## GOAL
Copy out each line of the listing that has the word "matplotlib" in it.

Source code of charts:
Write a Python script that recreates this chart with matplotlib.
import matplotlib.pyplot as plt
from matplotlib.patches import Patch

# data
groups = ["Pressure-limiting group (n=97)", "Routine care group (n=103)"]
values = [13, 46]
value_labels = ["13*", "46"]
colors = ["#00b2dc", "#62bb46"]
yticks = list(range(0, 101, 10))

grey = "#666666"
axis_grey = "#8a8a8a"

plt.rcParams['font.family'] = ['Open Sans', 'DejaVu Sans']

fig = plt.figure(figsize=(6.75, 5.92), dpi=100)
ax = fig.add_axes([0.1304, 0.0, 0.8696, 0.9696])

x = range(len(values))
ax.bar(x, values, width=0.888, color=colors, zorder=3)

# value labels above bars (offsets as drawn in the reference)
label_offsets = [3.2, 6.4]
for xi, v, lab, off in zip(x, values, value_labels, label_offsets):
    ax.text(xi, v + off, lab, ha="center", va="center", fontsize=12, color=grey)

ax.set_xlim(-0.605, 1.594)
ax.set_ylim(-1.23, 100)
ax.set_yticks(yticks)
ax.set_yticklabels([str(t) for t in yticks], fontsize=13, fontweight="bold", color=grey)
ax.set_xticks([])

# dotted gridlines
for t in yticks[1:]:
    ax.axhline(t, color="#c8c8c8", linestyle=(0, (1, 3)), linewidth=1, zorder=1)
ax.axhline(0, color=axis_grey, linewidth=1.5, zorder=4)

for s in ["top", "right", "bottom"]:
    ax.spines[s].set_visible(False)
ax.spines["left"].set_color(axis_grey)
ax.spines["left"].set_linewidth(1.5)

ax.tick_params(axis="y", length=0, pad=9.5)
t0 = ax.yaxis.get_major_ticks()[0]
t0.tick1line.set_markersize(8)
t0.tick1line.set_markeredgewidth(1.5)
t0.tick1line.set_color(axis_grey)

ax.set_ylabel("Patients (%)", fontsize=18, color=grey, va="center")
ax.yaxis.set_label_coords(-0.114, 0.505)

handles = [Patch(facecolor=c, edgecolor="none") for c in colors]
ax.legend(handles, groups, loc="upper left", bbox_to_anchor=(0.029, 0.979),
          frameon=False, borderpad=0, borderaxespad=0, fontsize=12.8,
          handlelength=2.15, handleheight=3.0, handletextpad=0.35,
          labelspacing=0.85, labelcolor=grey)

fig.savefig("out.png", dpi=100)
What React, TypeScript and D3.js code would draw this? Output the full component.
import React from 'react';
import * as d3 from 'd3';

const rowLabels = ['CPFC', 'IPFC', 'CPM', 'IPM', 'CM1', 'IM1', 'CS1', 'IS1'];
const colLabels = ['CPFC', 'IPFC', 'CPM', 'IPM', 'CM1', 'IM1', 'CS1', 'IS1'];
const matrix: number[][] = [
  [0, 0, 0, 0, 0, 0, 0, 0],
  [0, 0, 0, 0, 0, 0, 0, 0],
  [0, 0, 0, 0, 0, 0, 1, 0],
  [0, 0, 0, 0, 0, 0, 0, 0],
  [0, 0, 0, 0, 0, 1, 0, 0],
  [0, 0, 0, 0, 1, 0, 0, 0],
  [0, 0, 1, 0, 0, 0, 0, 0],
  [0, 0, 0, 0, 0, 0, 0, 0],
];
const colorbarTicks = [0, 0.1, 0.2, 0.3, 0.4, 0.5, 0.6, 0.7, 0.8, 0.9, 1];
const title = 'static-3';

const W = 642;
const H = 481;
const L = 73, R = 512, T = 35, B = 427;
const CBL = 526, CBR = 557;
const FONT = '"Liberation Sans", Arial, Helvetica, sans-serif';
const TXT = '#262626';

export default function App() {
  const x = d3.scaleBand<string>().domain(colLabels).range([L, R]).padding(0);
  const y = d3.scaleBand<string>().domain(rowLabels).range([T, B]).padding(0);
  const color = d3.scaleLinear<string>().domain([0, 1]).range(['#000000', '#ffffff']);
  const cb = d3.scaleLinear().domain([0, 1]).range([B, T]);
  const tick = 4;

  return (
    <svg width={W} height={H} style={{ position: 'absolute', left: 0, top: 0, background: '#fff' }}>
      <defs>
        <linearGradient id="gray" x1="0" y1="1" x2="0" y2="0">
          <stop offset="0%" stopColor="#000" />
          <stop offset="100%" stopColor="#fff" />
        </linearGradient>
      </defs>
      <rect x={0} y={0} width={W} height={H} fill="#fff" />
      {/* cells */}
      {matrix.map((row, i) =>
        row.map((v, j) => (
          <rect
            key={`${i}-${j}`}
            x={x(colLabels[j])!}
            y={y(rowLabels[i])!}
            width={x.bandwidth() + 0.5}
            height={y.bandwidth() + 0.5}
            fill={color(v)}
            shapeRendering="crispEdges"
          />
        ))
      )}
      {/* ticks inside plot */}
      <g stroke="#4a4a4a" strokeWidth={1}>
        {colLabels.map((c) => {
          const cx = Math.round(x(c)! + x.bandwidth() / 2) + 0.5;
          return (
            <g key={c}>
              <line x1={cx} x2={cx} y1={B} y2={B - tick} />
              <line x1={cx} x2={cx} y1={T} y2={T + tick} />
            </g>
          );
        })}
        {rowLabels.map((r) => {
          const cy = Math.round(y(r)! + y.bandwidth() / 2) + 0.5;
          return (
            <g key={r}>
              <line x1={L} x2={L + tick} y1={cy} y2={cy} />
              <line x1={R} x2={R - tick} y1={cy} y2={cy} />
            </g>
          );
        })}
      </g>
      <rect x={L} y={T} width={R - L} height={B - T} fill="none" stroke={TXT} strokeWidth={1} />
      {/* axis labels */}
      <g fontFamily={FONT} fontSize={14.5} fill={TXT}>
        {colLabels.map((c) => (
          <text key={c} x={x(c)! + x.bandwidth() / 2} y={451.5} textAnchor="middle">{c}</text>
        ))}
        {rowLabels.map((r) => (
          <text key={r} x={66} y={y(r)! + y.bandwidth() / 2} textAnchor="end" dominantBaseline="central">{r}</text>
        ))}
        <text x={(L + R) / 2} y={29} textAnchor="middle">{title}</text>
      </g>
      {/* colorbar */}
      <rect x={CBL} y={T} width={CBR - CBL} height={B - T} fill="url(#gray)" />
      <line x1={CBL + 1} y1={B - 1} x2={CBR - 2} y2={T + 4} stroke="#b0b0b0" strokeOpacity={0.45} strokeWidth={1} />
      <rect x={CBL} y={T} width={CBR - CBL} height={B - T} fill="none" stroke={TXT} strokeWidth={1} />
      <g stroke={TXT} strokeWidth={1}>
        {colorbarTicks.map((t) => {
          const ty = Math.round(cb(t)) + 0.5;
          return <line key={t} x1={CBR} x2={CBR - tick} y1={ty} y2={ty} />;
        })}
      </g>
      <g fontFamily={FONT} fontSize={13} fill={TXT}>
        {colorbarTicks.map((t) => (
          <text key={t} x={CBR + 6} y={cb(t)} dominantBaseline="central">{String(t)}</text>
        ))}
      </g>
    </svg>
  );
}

## RESPONSE TO THIS EXERCISE
Write a Python script that recreates this chart with matplotlib.
import matplotlib.pyplot as plt
from matplotlib.patches import Patch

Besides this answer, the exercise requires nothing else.